__WHAT THE TASK REQUIRES__.
Print the listing from its top line through the line containing "-2.55, -2.25, -1.42]", nothing more, and leave out the pictures.
_ _ _ _ _ _ _
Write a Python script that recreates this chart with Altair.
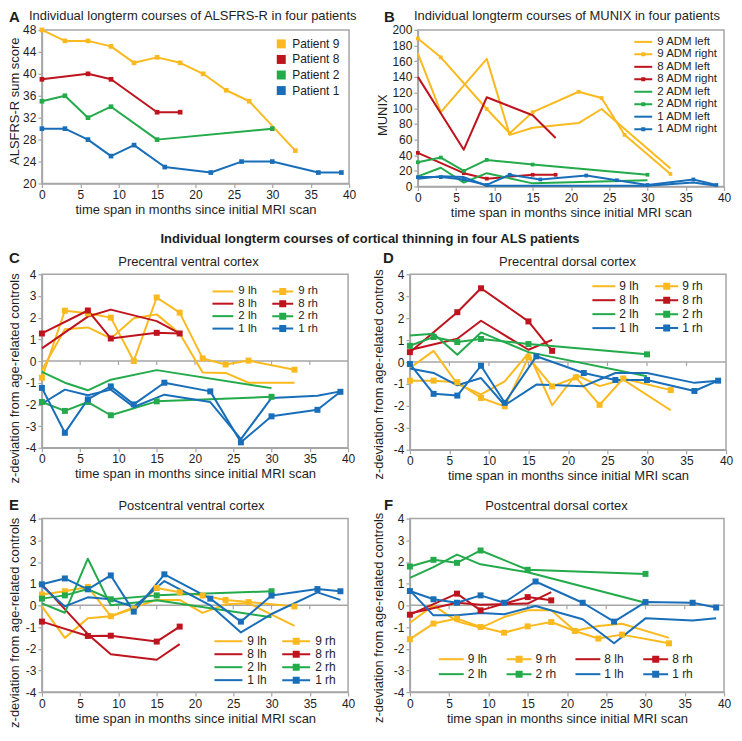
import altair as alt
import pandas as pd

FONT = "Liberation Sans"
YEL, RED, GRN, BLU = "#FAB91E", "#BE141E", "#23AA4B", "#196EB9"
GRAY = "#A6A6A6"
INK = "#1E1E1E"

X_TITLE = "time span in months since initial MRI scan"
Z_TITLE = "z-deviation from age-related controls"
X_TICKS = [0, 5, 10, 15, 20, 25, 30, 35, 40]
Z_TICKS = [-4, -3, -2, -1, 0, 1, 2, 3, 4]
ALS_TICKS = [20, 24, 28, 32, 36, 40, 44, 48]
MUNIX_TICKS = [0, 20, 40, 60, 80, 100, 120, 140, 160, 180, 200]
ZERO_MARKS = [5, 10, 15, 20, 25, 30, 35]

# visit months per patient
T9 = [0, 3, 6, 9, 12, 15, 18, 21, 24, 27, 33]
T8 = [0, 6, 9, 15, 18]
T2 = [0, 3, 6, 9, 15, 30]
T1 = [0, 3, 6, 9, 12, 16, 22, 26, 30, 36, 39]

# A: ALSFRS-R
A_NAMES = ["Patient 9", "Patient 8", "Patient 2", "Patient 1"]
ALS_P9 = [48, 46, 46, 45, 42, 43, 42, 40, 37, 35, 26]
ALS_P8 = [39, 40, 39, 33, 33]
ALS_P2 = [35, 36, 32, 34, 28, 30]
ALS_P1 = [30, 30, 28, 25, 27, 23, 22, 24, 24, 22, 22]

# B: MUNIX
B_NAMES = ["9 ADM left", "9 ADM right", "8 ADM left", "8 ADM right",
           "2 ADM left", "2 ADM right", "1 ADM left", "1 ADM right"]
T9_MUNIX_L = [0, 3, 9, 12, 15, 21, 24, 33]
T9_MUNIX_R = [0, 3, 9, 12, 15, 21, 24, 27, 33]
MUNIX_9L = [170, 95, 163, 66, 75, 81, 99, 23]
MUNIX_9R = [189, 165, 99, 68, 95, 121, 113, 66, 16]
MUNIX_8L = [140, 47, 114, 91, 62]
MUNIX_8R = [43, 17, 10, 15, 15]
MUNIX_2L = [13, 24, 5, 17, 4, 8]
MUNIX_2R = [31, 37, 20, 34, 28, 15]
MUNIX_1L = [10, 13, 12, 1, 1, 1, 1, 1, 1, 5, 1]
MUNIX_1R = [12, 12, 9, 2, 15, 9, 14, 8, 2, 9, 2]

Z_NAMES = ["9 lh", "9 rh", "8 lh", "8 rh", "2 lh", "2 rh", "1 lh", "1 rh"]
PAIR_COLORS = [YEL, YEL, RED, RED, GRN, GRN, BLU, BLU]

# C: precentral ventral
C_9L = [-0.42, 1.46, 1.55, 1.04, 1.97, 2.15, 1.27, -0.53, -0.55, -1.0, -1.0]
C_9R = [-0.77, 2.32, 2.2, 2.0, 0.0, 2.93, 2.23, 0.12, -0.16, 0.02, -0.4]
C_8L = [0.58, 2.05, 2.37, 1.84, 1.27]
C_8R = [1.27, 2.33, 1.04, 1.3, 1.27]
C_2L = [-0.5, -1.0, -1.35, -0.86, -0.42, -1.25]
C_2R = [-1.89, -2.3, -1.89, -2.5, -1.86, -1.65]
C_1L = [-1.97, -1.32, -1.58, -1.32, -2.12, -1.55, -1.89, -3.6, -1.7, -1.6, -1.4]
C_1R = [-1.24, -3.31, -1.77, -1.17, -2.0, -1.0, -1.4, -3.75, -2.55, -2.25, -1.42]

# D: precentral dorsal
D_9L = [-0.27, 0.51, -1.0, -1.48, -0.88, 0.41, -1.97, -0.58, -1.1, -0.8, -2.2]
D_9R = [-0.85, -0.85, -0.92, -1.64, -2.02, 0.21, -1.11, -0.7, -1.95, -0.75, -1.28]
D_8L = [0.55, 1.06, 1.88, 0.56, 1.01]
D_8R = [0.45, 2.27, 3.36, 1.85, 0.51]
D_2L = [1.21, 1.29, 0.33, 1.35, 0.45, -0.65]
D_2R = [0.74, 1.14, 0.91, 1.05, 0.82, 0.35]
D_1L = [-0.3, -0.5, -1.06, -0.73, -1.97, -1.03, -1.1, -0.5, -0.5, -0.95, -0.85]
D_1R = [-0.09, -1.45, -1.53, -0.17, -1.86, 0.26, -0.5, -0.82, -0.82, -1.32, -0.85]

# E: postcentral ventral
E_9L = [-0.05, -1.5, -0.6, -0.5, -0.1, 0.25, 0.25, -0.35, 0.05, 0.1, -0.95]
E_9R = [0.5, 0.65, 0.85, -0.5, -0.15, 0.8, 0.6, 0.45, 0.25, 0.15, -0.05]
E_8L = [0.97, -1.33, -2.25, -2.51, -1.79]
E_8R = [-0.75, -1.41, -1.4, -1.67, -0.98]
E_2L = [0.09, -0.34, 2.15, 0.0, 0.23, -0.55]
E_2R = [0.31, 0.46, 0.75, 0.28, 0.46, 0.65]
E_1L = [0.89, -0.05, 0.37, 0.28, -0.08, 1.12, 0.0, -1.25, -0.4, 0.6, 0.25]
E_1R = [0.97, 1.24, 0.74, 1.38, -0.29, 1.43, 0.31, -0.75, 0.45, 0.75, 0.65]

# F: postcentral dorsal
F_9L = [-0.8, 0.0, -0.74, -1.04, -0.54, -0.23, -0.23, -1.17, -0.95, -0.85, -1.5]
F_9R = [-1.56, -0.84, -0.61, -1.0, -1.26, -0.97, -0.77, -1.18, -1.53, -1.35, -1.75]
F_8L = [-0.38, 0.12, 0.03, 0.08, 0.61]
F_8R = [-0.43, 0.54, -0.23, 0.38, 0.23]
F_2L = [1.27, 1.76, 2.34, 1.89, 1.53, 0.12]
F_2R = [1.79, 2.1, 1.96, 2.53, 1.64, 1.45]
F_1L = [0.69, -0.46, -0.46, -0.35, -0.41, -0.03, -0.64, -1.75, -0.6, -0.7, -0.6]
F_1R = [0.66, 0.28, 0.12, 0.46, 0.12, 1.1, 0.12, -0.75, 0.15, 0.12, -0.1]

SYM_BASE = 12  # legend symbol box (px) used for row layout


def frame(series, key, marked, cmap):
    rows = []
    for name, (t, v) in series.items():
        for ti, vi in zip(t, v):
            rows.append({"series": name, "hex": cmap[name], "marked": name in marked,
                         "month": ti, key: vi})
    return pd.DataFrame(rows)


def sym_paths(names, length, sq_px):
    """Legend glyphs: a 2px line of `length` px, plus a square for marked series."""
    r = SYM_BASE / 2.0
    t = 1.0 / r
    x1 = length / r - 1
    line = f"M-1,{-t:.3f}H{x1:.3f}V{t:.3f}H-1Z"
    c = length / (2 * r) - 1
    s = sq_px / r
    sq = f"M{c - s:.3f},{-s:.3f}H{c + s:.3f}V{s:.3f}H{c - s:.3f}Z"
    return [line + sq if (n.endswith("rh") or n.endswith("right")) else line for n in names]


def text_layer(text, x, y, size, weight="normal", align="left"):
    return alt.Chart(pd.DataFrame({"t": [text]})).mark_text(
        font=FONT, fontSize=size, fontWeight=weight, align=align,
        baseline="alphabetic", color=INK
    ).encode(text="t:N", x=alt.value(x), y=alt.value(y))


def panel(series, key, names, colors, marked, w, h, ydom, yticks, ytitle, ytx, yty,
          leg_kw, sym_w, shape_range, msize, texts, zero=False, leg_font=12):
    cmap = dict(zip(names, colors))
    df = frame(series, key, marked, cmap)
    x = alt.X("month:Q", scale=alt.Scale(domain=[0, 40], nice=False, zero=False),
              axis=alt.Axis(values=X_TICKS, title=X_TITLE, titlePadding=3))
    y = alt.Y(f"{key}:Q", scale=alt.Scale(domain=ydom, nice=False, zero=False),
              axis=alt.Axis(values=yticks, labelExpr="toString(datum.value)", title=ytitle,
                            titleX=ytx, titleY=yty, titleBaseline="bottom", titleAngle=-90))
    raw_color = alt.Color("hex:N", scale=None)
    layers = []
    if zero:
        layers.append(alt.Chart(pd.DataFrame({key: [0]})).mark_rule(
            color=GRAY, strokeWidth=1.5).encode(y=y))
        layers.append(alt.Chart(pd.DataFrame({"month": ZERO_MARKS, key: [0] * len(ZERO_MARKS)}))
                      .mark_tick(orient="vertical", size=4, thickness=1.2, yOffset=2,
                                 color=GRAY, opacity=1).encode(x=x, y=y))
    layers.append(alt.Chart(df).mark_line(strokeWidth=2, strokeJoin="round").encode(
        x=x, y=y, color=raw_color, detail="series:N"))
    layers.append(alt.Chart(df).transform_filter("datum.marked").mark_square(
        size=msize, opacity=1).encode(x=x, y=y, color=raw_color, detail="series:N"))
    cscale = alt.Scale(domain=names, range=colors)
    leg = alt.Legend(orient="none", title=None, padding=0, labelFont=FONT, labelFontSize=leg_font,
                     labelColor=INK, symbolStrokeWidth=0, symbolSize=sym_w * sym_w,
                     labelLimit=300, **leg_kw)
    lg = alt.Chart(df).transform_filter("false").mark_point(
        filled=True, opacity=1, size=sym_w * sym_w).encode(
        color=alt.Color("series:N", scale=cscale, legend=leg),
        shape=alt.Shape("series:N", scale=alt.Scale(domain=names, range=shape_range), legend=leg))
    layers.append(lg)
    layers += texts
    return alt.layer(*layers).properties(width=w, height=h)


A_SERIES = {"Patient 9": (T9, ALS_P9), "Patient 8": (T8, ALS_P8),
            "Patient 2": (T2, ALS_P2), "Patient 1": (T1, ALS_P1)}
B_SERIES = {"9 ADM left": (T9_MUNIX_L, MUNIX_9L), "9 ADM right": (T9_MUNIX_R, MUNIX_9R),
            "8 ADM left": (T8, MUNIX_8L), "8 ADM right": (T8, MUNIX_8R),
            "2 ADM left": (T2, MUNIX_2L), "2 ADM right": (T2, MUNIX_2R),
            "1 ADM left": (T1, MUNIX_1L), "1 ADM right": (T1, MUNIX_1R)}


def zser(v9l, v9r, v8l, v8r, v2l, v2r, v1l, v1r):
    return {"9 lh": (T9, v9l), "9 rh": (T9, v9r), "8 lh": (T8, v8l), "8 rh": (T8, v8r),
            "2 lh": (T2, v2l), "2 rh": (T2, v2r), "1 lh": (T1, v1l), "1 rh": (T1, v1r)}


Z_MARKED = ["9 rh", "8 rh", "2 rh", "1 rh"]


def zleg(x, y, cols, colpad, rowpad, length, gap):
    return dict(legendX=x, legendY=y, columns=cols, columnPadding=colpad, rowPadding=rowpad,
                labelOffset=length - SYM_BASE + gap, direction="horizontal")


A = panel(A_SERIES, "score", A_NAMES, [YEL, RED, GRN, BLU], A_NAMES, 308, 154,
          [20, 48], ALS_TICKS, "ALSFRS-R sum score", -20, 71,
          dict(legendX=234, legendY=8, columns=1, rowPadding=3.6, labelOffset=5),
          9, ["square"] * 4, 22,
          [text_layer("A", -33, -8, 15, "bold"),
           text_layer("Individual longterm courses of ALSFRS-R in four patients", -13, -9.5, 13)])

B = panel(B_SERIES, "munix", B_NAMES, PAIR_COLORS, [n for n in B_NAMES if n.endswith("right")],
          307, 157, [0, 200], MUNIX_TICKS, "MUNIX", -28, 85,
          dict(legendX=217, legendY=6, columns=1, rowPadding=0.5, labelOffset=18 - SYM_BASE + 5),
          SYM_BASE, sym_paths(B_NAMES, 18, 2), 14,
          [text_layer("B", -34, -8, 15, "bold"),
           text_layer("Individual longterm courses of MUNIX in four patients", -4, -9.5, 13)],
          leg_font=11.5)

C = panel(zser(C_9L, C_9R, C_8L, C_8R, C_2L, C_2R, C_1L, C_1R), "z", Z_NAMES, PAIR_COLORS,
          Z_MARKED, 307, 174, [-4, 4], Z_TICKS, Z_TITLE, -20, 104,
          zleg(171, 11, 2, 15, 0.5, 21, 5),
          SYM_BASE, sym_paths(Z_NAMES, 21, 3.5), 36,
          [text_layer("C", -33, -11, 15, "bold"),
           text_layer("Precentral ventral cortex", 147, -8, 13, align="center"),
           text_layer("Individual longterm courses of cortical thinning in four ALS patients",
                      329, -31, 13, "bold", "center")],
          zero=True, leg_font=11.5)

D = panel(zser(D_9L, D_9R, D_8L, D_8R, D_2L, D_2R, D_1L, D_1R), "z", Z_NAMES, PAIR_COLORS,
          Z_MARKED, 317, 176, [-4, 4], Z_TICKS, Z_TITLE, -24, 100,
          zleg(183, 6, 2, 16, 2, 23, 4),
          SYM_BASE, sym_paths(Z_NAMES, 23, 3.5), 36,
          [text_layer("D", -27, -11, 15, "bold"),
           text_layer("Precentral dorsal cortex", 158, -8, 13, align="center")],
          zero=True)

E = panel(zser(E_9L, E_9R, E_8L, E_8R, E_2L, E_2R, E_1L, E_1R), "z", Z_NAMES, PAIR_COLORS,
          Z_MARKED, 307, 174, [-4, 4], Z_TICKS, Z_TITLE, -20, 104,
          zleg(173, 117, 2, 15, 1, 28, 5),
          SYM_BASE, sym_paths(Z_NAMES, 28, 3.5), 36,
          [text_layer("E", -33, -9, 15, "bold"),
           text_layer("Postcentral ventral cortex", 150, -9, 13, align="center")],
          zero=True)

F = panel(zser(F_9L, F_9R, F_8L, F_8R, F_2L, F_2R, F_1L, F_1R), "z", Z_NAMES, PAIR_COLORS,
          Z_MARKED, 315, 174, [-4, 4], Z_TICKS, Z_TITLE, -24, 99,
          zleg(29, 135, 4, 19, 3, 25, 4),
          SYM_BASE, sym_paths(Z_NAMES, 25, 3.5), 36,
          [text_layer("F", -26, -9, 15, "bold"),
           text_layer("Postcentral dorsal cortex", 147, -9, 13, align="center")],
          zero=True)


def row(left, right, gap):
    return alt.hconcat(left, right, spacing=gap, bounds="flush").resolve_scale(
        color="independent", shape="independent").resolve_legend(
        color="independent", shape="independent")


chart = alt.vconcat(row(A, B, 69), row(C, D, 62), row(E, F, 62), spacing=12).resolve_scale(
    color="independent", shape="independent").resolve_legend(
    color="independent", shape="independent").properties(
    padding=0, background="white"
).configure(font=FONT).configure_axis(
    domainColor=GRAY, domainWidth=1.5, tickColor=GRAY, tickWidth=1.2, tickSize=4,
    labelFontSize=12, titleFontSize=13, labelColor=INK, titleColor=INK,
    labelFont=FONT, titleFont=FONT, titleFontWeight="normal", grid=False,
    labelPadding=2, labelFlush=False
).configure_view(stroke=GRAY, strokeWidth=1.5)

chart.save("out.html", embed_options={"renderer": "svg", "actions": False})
_ _ _ _ _ _ _
__RESULT BELOW__.
Write a Python script that recreates this chart with Altair.
import altair as alt
import pandas as pd

FONT = "Liberation Sans"
YEL, RED, GRN, BLU = "#FAB91E", "#BE141E", "#23AA4B", "#196EB9"
GRAY = "#A6A6A6"
INK = "#1E1E1E"

X_TITLE = "time span in months since initial MRI scan"
Z_TITLE = "z-deviation from age-related controls"
X_TICKS = [0, 5, 10, 15, 20, 25, 30, 35, 40]
Z_TICKS = [-4, -3, -2, -1, 0, 1, 2, 3, 4]
ALS_TICKS = [20, 24, 28, 32, 36, 40, 44, 48]
MUNIX_TICKS = [0, 20, 40, 60, 80, 100, 120, 140, 160, 180, 200]
ZERO_MARKS = [5, 10, 15, 20, 25, 30, 35]

# visit months per patient
T9 = [0, 3, 6, 9, 12, 15, 18, 21, 24, 27, 33]
T8 = [0, 6, 9, 15, 18]
T2 = [0, 3, 6, 9, 15, 30]
T1 = [0, 3, 6, 9, 12, 16, 22, 26, 30, 36, 39]

# A: ALSFRS-R
A_NAMES = ["Patient 9", "Patient 8", "Patient 2", "Patient 1"]
ALS_P9 = [48, 46, 46, 45, 42, 43, 42, 40, 37, 35, 26]
ALS_P8 = [39, 40, 39, 33, 33]
ALS_P2 = [35, 36, 32, 34, 28, 30]
ALS_P1 = [30, 30, 28, 25, 27, 23, 22, 24, 24, 22, 22]

# B: MUNIX
B_NAMES = ["9 ADM left", "9 ADM right", "8 ADM left", "8 ADM right",
           "2 ADM left", "2 ADM right", "1 ADM left", "1 ADM right"]
T9_MUNIX_L = [0, 3, 9, 12, 15, 21, 24, 33]
T9_MUNIX_R = [0, 3, 9, 12, 15, 21, 24, 27, 33]
MUNIX_9L = [170, 95, 163, 66, 75, 81, 99, 23]
MUNIX_9R = [189, 165, 99, 68, 95, 121, 113, 66, 16]
MUNIX_8L = [140, 47, 114, 91, 62]
MUNIX_8R = [43, 17, 10, 15, 15]
MUNIX_2L = [13, 24, 5, 17, 4, 8]
MUNIX_2R = [31, 37, 20, 34, 28, 15]
MUNIX_1L = [10, 13, 12, 1, 1, 1, 1, 1, 1, 5, 1]
MUNIX_1R = [12, 12, 9, 2, 15, 9, 14, 8, 2, 9, 2]

Z_NAMES = ["9 lh", "9 rh", "8 lh", "8 rh", "2 lh", "2 rh", "1 lh", "1 rh"]
PAIR_COLORS = [YEL, YEL, RED, RED, GRN, GRN, BLU, BLU]

# C: precentral ventral
C_9L = [-0.42, 1.46, 1.55, 1.04, 1.97, 2.15, 1.27, -0.53, -0.55, -1.0, -1.0]
C_9R = [-0.77, 2.32, 2.2, 2.0, 0.0, 2.93, 2.23, 0.12, -0.16, 0.02, -0.4]
C_8L = [0.58, 2.05, 2.37, 1.84, 1.27]
C_8R = [1.27, 2.33, 1.04, 1.3, 1.27]
C_2L = [-0.5, -1.0, -1.35, -0.86, -0.42, -1.25]
C_2R = [-1.89, -2.3, -1.89, -2.5, -1.86, -1.65]
C_1L = [-1.97, -1.32, -1.58, -1.32, -2.12, -1.55, -1.89, -3.6, -1.7, -1.6, -1.4]
C_1R = [-1.24, -3.31, -1.77, -1.17, -2.0, -1.0, -1.4, -3.75, -2.55, -2.25, -1.42]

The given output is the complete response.